THE TASK >> Review the material and extract every line in which the word "LaTeX" occurs.

--- START LISTING ---

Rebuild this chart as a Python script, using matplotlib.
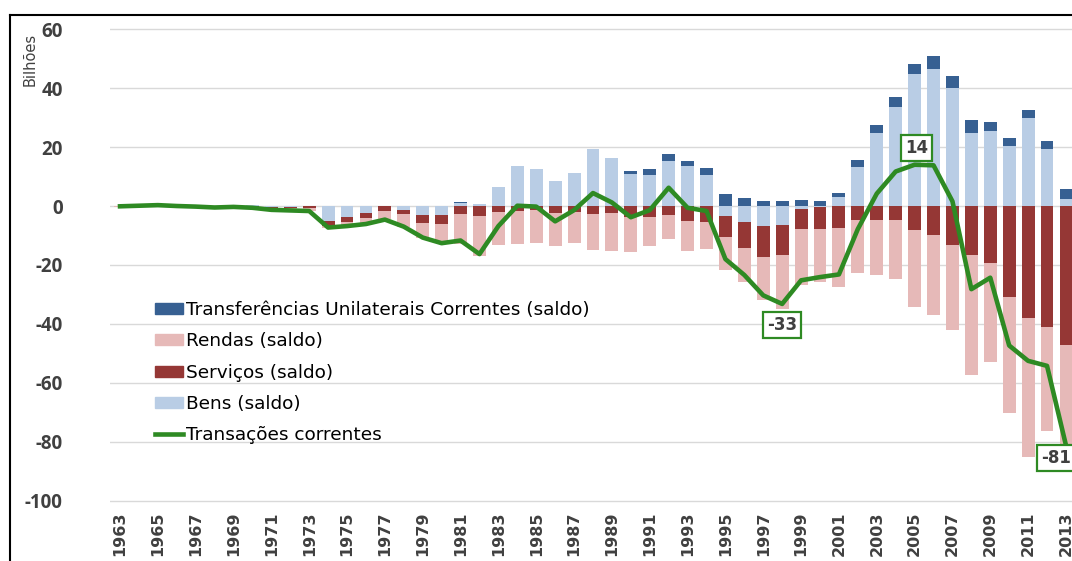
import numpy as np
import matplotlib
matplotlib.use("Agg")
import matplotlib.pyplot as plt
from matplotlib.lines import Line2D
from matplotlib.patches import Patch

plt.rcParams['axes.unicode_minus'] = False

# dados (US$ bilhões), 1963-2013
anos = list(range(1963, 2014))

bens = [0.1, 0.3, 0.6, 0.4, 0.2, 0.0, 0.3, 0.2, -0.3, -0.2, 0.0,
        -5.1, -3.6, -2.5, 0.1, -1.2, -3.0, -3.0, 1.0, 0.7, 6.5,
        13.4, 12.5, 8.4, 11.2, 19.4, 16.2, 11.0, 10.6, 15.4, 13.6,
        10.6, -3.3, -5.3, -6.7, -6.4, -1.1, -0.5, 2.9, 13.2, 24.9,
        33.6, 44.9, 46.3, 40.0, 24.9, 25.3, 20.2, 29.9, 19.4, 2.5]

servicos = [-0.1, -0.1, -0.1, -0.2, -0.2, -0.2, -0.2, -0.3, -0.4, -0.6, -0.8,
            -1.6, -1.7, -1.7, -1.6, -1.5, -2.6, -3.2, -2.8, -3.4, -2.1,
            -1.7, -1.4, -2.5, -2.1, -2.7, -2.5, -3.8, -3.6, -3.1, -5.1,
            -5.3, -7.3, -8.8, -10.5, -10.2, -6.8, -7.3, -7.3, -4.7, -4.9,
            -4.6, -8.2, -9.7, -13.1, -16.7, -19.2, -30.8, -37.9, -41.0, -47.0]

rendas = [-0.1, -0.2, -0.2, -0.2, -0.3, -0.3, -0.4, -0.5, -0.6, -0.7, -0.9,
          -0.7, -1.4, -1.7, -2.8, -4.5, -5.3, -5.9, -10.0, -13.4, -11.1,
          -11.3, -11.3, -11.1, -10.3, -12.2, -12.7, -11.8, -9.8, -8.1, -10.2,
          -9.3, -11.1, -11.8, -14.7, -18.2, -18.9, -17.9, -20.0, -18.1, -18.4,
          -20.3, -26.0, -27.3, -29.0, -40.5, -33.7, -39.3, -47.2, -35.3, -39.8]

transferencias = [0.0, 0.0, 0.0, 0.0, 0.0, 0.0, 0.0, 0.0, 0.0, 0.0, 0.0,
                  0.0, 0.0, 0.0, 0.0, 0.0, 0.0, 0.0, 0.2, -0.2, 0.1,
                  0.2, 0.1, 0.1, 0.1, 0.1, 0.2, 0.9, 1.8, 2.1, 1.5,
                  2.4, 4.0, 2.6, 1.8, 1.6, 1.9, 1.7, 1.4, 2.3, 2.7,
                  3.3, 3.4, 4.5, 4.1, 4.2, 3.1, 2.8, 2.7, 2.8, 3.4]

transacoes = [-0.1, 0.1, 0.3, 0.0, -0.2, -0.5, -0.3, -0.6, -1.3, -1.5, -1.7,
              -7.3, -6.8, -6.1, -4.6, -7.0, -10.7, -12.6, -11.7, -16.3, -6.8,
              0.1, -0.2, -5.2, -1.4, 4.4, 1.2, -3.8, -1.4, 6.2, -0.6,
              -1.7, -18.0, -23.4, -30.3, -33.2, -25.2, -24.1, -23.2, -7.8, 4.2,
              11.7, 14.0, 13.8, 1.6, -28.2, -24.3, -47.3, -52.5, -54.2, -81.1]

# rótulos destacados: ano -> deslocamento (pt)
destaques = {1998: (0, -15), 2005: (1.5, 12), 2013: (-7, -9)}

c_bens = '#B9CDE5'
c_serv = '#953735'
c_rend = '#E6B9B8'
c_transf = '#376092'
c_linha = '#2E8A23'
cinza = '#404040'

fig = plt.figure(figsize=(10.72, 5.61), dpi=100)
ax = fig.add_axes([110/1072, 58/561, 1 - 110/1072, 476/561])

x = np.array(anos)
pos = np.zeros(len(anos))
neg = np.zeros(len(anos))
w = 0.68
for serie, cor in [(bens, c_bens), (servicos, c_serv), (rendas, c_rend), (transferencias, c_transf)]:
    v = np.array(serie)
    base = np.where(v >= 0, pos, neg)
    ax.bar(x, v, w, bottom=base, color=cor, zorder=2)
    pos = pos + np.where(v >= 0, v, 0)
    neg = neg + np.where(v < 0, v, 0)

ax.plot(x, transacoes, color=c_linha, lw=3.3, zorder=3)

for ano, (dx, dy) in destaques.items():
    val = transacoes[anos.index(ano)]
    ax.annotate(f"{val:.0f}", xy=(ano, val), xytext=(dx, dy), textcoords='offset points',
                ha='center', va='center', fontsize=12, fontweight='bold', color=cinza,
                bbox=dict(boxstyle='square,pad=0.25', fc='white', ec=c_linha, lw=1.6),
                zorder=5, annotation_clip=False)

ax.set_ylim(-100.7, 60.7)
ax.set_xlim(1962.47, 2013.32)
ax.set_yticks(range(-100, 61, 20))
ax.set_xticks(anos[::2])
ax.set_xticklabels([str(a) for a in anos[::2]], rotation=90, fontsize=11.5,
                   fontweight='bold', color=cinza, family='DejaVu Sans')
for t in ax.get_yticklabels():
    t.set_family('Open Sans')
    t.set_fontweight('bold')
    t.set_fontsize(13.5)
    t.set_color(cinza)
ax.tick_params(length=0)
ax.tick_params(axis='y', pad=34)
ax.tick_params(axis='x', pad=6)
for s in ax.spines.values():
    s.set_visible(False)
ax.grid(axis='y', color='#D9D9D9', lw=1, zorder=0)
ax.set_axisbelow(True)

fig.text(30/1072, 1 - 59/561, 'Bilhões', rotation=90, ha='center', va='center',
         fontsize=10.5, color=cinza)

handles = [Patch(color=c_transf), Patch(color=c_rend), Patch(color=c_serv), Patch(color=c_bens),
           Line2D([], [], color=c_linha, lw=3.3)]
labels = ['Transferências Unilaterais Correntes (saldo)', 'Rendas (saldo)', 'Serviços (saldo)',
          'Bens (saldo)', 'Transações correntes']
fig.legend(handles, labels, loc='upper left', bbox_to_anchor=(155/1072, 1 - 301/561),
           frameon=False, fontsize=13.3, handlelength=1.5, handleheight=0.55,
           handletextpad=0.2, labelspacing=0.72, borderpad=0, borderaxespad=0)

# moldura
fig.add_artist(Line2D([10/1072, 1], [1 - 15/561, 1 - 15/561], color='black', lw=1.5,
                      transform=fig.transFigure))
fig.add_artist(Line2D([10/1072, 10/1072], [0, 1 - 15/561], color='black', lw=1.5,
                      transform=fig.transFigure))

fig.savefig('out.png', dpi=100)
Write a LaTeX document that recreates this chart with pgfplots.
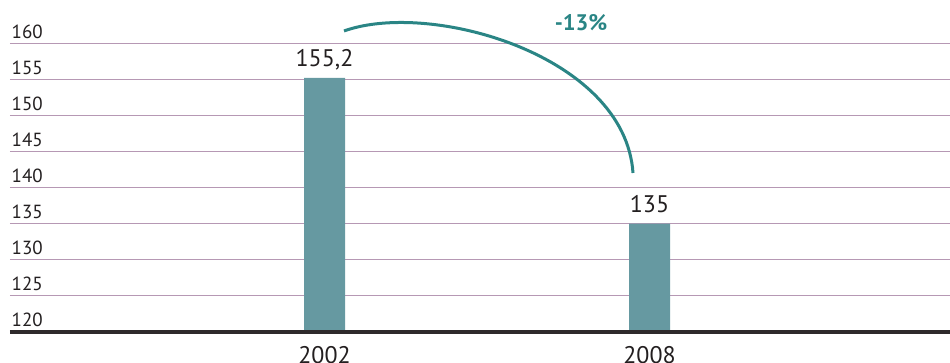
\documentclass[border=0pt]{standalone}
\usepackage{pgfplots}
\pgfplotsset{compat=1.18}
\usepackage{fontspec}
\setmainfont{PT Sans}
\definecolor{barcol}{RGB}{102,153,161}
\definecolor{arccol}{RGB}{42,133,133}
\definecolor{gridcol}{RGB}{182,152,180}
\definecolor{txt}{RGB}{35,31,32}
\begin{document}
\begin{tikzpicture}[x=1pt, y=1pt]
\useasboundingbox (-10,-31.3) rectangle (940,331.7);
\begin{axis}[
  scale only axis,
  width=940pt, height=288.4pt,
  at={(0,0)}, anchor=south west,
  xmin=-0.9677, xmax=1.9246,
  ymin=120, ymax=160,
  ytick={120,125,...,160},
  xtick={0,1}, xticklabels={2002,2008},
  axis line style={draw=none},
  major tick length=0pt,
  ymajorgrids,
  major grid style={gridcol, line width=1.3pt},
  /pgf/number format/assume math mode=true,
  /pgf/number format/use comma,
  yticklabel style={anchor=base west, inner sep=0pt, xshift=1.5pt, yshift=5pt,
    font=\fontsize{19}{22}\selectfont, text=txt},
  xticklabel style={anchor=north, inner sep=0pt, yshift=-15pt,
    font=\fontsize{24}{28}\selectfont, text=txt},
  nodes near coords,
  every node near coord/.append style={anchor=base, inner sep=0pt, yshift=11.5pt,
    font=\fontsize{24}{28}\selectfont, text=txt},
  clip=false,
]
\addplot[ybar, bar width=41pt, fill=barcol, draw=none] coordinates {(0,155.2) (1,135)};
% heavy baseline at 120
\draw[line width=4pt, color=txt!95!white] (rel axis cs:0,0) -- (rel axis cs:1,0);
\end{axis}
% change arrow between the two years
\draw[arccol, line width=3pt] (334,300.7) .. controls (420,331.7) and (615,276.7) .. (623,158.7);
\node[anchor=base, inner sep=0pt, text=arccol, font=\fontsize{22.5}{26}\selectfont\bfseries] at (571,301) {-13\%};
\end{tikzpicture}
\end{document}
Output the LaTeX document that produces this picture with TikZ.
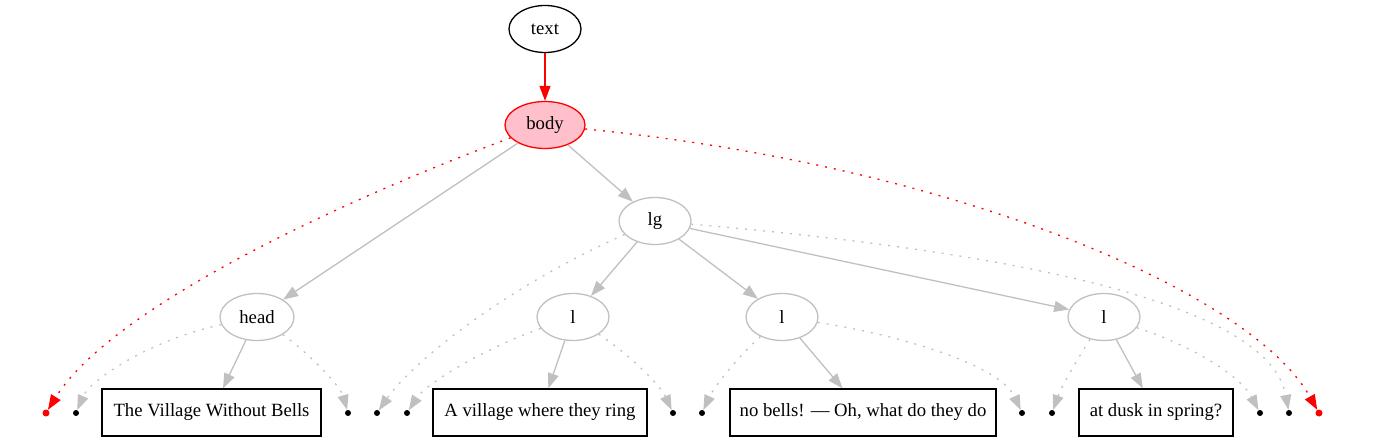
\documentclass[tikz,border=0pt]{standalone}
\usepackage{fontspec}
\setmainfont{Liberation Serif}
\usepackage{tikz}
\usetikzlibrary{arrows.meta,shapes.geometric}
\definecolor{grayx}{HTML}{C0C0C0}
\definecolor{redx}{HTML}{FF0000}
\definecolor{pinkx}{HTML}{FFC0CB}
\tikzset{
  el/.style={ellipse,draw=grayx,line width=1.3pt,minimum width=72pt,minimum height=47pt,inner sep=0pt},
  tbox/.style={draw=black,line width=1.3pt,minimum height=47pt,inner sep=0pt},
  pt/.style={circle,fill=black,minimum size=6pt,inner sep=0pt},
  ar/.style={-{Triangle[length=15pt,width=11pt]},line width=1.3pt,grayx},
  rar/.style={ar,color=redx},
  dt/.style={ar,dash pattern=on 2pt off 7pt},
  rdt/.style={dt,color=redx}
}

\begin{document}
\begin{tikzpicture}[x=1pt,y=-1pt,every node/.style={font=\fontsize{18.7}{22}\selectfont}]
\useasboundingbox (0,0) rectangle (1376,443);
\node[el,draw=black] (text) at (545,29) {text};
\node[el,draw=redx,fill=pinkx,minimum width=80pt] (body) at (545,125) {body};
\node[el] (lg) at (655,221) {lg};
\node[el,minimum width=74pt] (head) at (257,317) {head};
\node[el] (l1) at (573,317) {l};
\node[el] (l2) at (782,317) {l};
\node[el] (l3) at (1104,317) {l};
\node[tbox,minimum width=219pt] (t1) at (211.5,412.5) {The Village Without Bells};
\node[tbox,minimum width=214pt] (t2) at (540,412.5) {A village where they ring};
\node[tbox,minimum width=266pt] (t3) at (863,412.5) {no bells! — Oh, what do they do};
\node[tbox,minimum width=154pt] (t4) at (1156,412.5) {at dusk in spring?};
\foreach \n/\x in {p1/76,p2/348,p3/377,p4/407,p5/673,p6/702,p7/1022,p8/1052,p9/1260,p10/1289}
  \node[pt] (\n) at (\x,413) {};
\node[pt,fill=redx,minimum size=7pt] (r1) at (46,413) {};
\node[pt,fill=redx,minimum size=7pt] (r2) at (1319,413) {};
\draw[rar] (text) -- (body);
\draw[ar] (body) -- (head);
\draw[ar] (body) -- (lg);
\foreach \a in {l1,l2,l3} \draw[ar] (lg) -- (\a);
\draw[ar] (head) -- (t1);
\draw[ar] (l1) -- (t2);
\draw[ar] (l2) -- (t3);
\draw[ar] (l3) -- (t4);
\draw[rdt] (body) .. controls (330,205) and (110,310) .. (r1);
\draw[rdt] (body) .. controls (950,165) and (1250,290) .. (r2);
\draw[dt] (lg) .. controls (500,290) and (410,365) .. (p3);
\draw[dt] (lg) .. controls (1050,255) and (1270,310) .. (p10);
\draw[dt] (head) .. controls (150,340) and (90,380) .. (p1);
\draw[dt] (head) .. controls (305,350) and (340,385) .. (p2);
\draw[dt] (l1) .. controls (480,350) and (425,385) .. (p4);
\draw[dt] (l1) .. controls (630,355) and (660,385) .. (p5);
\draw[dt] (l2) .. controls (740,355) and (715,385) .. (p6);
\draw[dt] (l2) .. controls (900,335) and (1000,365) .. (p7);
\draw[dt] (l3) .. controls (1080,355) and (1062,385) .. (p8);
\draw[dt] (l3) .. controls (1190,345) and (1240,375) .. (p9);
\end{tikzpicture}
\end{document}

--- END LISTING ---

ANSWER TO THE PROBLEM >>
Write a LaTeX document that recreates this chart with pgfplots.
Output the LaTeX document that produces this picture with TikZ.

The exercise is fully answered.